TASK DATA:
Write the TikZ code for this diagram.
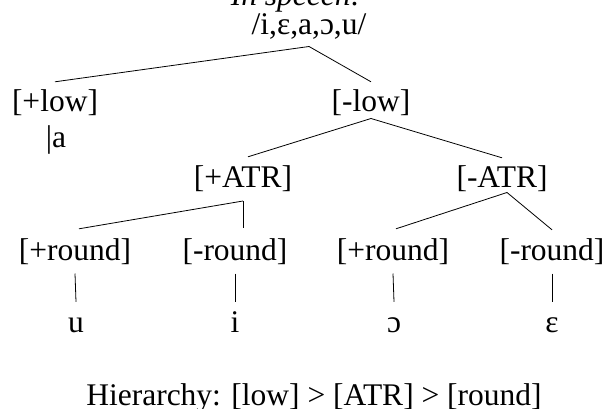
\documentclass[tikz,border=0pt]{standalone}
\usepackage{fontspec}
\setmainfont{Liberation Serif}
\begin{document}
\begin{tikzpicture}[x=1pt,y=-1pt,
  every node/.style={font=\fontsize{31.5}{36}\selectfont, inner sep=0pt},
  feat/.style={anchor=base, text height=22pt, text depth=6.3pt},
  leaf/.style={anchor=base, text height=14.5pt, text depth=0pt},
  edge/.style={line width=0.8pt, black}]
\useasboundingbox (0,0) rectangle (605,409);
% title (mostly above the page)
\node[anchor=base, font=\fontsize{31.5}{36}\selectfont\itshape] (title) at (296,6) {In speech:};
\node[feat] (top) at (309,35) {/i,ɛ,a,ɔ,u/};
\node[feat] (plow) at (55,112) {[+low]};
\node[feat] (mlow) at (371,112) {[-low]};
\node[anchor=base] (a) at (56,147) {|a};
\node[feat] (patr) at (243,187) {[+ATR]};
\node[feat] (matr) at (502,187) {[-ATR]};
\node[feat] (r1) at (75,260) {[+round]};
\node[feat] (r2) at (235,260) {[-round]};
\node[feat] (r3) at (393,260) {[+round]};
\node[feat] (r4) at (552,260) {[-round]};
\node[leaf] (u) at (76,332) {u};
\node[leaf] (i) at (235,332) {i};
\node[leaf] (o) at (394,332) {ɔ};
\node[leaf] (e) at (552,332) {ɛ};
\node[anchor=base] (hier) at (314,405) {Hierarchy: [low] > [ATR] > [round]};
% connectors
\coordinate (t0) at ([yshift=-5pt]top.south);
\draw[edge] (t0) -- ([yshift=8pt]plow.north);
\draw[edge] (t0) -- ([yshift=8pt]mlow.north);
\draw[edge] (mlow.south) -- ([xshift=5pt,yshift=8pt]patr.north);
\draw[edge] (mlow.south) -- ([yshift=7pt]matr.north);
\coordinate (pa) at ([yshift=-7.5pt]patr.south);
\draw[edge] (pa) -- ([xshift=4pt,yshift=9pt]r1.north);
\draw[edge] (pa) -- ([yshift=10pt]pa |- r2.north);
\coordinate (ma) at ([xshift=5pt,yshift=1pt]matr.south);
\draw[edge] (ma) -- ([xshift=3pt,yshift=9pt]r3.north);
\draw[edge] (ma) -- ([yshift=8pt]r4.north);
\draw[edge] ([yshift=-7pt]r1.south) -- ([yshift=15.5pt]u.north);
\draw[edge] ([yshift=-7pt]r2.south) -- ([yshift=15.5pt]i.north);
\draw[edge] ([yshift=-7pt]r3.south) -- ([yshift=15.5pt]o.north);
\draw[edge] ([yshift=-7pt]r4.south) -- ([yshift=15.5pt]e.north);
\end{tikzpicture}
\end{document}
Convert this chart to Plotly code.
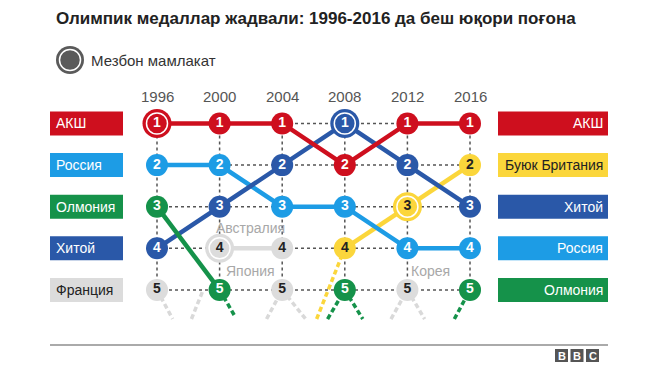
import plotly.graph_objects as go

# The page body has an 8px margin, so the figure is sized to the visible area
OFF = 8
W, H = 660 - OFF, 371 - OFF

# ---------------- data ----------------
title = "Олимпик медаллар жадвали: 1996-2016 да беш юқори поғона"
legend_label = "Мезбон мамлакат"
years = [1996, 2000, 2004, 2008, 2012, 2016]
year_labels = ["1996", "2000", "2004", "2008", "2012", "2016"]
ranks = [1, 2, 3, 4, 5]

usa = [1, 1, 1, 2, 1, 1]
russia = [2, 2, 3, 3, 4, 4]
china = [4, 3, 2, 1, 2, 3]
germany = [3, 5, None, 5, None, 5]
britain = [None, None, None, 4, 3, 2]
australia = [None, 4, 4, None, None, None]
france = [5, None, None, None, None, None]
japan = [None, None, 5, None, None, None]
korea = [None, None, None, None, 5, None]

host_year = {"usa": 1996, "australia": 2000, "china": 2008, "britain": 2012}

left_labels = ["АКШ", "Россия", "Олмония", "Хитой", "Франция"]
left_keys = ["usa", "russia", "germany", "china", "france"]
right_labels = ["АКШ", "Буюк Британия", "Хитой", "Россия", "Олмония"]
right_keys = ["usa", "britain", "china", "russia", "germany"]

annot_names = ["Австралия", "Япония", "Корея"]
annot_year = [2002, 2002, 2013.5]
annot_rank = [3.5, 4.55, 4.55]

# dashed continuations off the top five: (colour key, years, ranks)
stubs = [
    ("gray", [1996, 1997.0], [5, 5.7]),
    ("gray", [1998.2, 1998.95], [5.7, 5.0]),
    ("gray", [2003.0, 2004], [5.7, 5]),
    ("gray", [2004, 2005.5], [5, 5.7]),
    ("gray", [2010.95, 2012], [5.7, 5]),
    ("gray", [2012, 2013.1], [5, 5.7]),
    ("britain", [2006.2, 2008], [5.7, 4]),
    ("germany", [2000, 2001.0], [5, 5.65]),
    ("germany", [2006.9, 2008], [5.7, 5]),
    ("germany", [2008, 2009.15], [5, 5.7]),
    ("germany", [2015.0, 2016], [5.7, 5]),
]

# ---------------- styles ----------------
colors = {
    "usa": "#CE0F1E", "russia": "#1D9CE5", "germany": "#15924A",
    "china": "#2A58A8", "britain": "#FBD63B", "australia": "#DCDCDC",
    "france": "#DCDCDC", "japan": "#DCDCDC", "korea": "#DCDCDC", "gray": "#D9D9D9",
}
txtcol = {"britain": "#222", "australia": "#222", "france": "#222",
          "japan": "#222", "korea": "#222"}
FONT = "Liberation Sans, Arial, sans-serif"

# pixel geometry (page pixels)
X0, PPY = 157.0, 15.65     # x pixel of 1996, pixels per year
Y0, PPR = 123.5, 41.6      # y pixel of rank 1, pixels per rank
xr = [1996 - (X0 - OFF) / PPY, 1996 + (W - (X0 - OFF)) / PPY]
yr = [1 + (H - (Y0 - OFF)) / PPR, 1 - (Y0 - OFF) / PPR]

def px(x):
    return (x - OFF) / W

def py(y):
    return 1 - (y - OFF) / H

fig = go.Figure()
shapes = []
annotations = []

# dotted grid
for r in ranks:
    shapes.append(dict(type="line", xref="x", yref="y", x0=years[0], x1=years[-1], y0=r, y1=r,
                       line=dict(color="#555", width=1.5, dash="dot"), layer="below"))
for yv in years:
    shapes.append(dict(type="line", xref="x", yref="y", x0=yv, x1=yv, y0=ranks[0], y1=ranks[-1],
                       line=dict(color="#555", width=1.5, dash="dot"), layer="below"))

# stubs
for key, xs, ys in stubs:
    fig.add_trace(go.Scatter(x=xs, y=ys, mode="lines", hoverinfo="skip",
                             line=dict(color=colors[key], width=3.5, dash="5px,3px")))

series = [("australia", australia), ("britain", britain), ("russia", russia),
          ("china", china), ("germany", germany), ("usa", usa),
          ("france", france), ("japan", japan), ("korea", korea)]

for key, vals in series:
    fig.add_trace(go.Scatter(x=years, y=vals, mode="lines", hoverinfo="skip",
                             line=dict(color=colors[key], width=4.5), connectgaps=False))

for key, vals in series:
    xs = [y for y, v in zip(years, vals) if v is not None]
    ys = [v for v in vals if v is not None]
    col = colors[key]
    if key in host_year:
        hy = host_year[key]
        hv = vals[years.index(hy)]
        fig.add_trace(go.Scatter(x=[hy], y=[hv], mode="markers", hoverinfo="skip",
                                 marker=dict(size=29, color=col, line=dict(width=0))))
        fig.add_trace(go.Scatter(x=[hy], y=[hv], mode="markers", hoverinfo="skip",
                                 marker=dict(size=21, color=col, line=dict(width=1.5, color="white"))))
        rest = [(a, b) for a, b in zip(xs, ys) if a != hy]
        xs2 = [a for a, b in rest]
        ys2 = [b for a, b in rest]
    else:
        xs2, ys2 = xs, ys
    fig.add_trace(go.Scatter(x=xs2, y=ys2, mode="markers", hoverinfo="skip",
                             marker=dict(size=22, color=col, line=dict(width=0))))
    fig.add_trace(go.Scatter(x=xs, y=ys, mode="text", text=[str(v) for v in ys],
                             hoverinfo="skip", textposition="middle center",
                             textfont=dict(family=FONT, size=14, weight="bold",
                                           color=txtcol.get(key, "white"))))

# year labels
for yv, lab in zip(years, year_labels):
    annotations.append(dict(x=yv, y=py(96), xref="x", yref="paper", text=lab, showarrow=False,
                            font=dict(family=FONT, size=15, color="#555"),
                            xanchor="center", yanchor="middle"))

# side label boxes
bh = 12
for r, lab, key in zip(ranks, left_labels, left_keys):
    yc = Y0 + (r - 1) * PPR
    shapes.append(dict(type="rect", xref="paper", yref="paper", x0=px(50), x1=px(123),
                       y0=py(yc - bh), y1=py(yc + bh), fillcolor=colors[key], line=dict(width=0)))
    annotations.append(dict(x=px(54), y=py(yc), xref="paper", yref="paper", text=lab,
                            showarrow=False, xanchor="left", yanchor="middle",
                            font=dict(family=FONT, size=14, color=txtcol.get(key, "white"))))
for r, lab, key in zip(ranks, right_labels, right_keys):
    yc = Y0 + (r - 1) * PPR
    shapes.append(dict(type="rect", xref="paper", yref="paper", x0=px(498), x1=px(608),
                       y0=py(yc - bh), y1=py(yc + bh), fillcolor=colors[key], line=dict(width=0)))
    annotations.append(dict(x=px(605), y=py(yc), xref="paper", yref="paper", text=lab,
                            showarrow=False, xanchor="right", yanchor="middle",
                            font=dict(family=FONT, size=14, color=txtcol.get(key, "white"))))

# country name notes
for name, ax, ay in zip(annot_names, annot_year, annot_rank):
    annotations.append(dict(x=ax, y=ay, xref="x", yref="y", text=name, showarrow=False,
                            xanchor="center", yanchor="middle",
                            font=dict(family=FONT, size=14, color="#A8A8A8")))

# title
annotations.append(dict(x=px(54), y=py(18), xref="paper", yref="paper", text=title,
                        showarrow=False, xanchor="left", yanchor="middle",
                        font=dict(family=FONT, size=17, weight="bold", color="#222")))

# host legend
shapes.append(dict(type="circle", xref="paper", yref="paper", x0=px(56), x1=px(84),
                   y0=py(46), y1=py(74), fillcolor="#5A5A5A", line=dict(width=0)))
shapes.append(dict(type="circle", xref="paper", yref="paper", x0=px(59.5), x1=px(80.5),
                   y0=py(49.5), y1=py(70.5), fillcolor="#5A5A5A",
                   line=dict(width=1.5, color="white")))
annotations.append(dict(x=px(89), y=py(60), xref="paper", yref="paper", text=legend_label,
                        showarrow=False, xanchor="left", yanchor="middle",
                        font=dict(family=FONT, size=15, color="#333")))

# bottom rule
shapes.append(dict(type="line", xref="paper", yref="paper", x0=px(50), x1=px(608),
                   y0=py(345), y1=py(345), line=dict(color="#AAAAAA", width=2)))

# BBC logo
for i, ch in enumerate(["B", "B", "C"]):
    x0 = 555 + i * 15.5
    shapes.append(dict(type="rect", xref="paper", yref="paper", x0=px(x0), x1=px(x0 + 13),
                       y0=py(349), y1=py(362), fillcolor="#555", line=dict(width=0)))
    annotations.append(dict(x=px(x0 + 6.5), y=py(355.5), xref="paper", yref="paper", text=ch,
                            showarrow=False, xanchor="center", yanchor="middle",
                            font=dict(family=FONT, size=11, weight="bold", color="white")))

fig.update_layout(
    width=W, height=H, margin=dict(l=0, r=0, t=0, b=0),
    paper_bgcolor="white", plot_bgcolor="white", showlegend=False,
    xaxis=dict(range=xr, visible=False, fixedrange=True),
    yaxis=dict(range=yr, visible=False, fixedrange=True),
    shapes=shapes, annotations=annotations,
)

fig.write_html("out.html")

WHAT THE EXERCISE ASKS:
All lines above starting at the one with "Convert this chart to Plotly code." and ending at the one with "annot_rank = [3.5, 4.55, 4.55]", inclusive, are to be printed again exactly, with the pictures left out.

IN RESPONSE:
Convert this chart to Plotly code.
import plotly.graph_objects as go

# The page body has an 8px margin, so the figure is sized to the visible area
OFF = 8
W, H = 660 - OFF, 371 - OFF

# ---------------- data ----------------
title = "Олимпик медаллар жадвали: 1996-2016 да беш юқори поғона"
legend_label = "Мезбон мамлакат"
years = [1996, 2000, 2004, 2008, 2012, 2016]
year_labels = ["1996", "2000", "2004", "2008", "2012", "2016"]
ranks = [1, 2, 3, 4, 5]

usa = [1, 1, 1, 2, 1, 1]
russia = [2, 2, 3, 3, 4, 4]
china = [4, 3, 2, 1, 2, 3]
germany = [3, 5, None, 5, None, 5]
britain = [None, None, None, 4, 3, 2]
australia = [None, 4, 4, None, None, None]
france = [5, None, None, None, None, None]
japan = [None, None, 5, None, None, None]
korea = [None, None, None, None, 5, None]

host_year = {"usa": 1996, "australia": 2000, "china": 2008, "britain": 2012}

left_labels = ["АКШ", "Россия", "Олмония", "Хитой", "Франция"]
left_keys = ["usa", "russia", "germany", "china", "france"]
right_labels = ["АКШ", "Буюк Британия", "Хитой", "Россия", "Олмония"]
right_keys = ["usa", "britain", "china", "russia", "germany"]

annot_names = ["Австралия", "Япония", "Корея"]
annot_year = [2002, 2002, 2013.5]
annot_rank = [3.5, 4.55, 4.55]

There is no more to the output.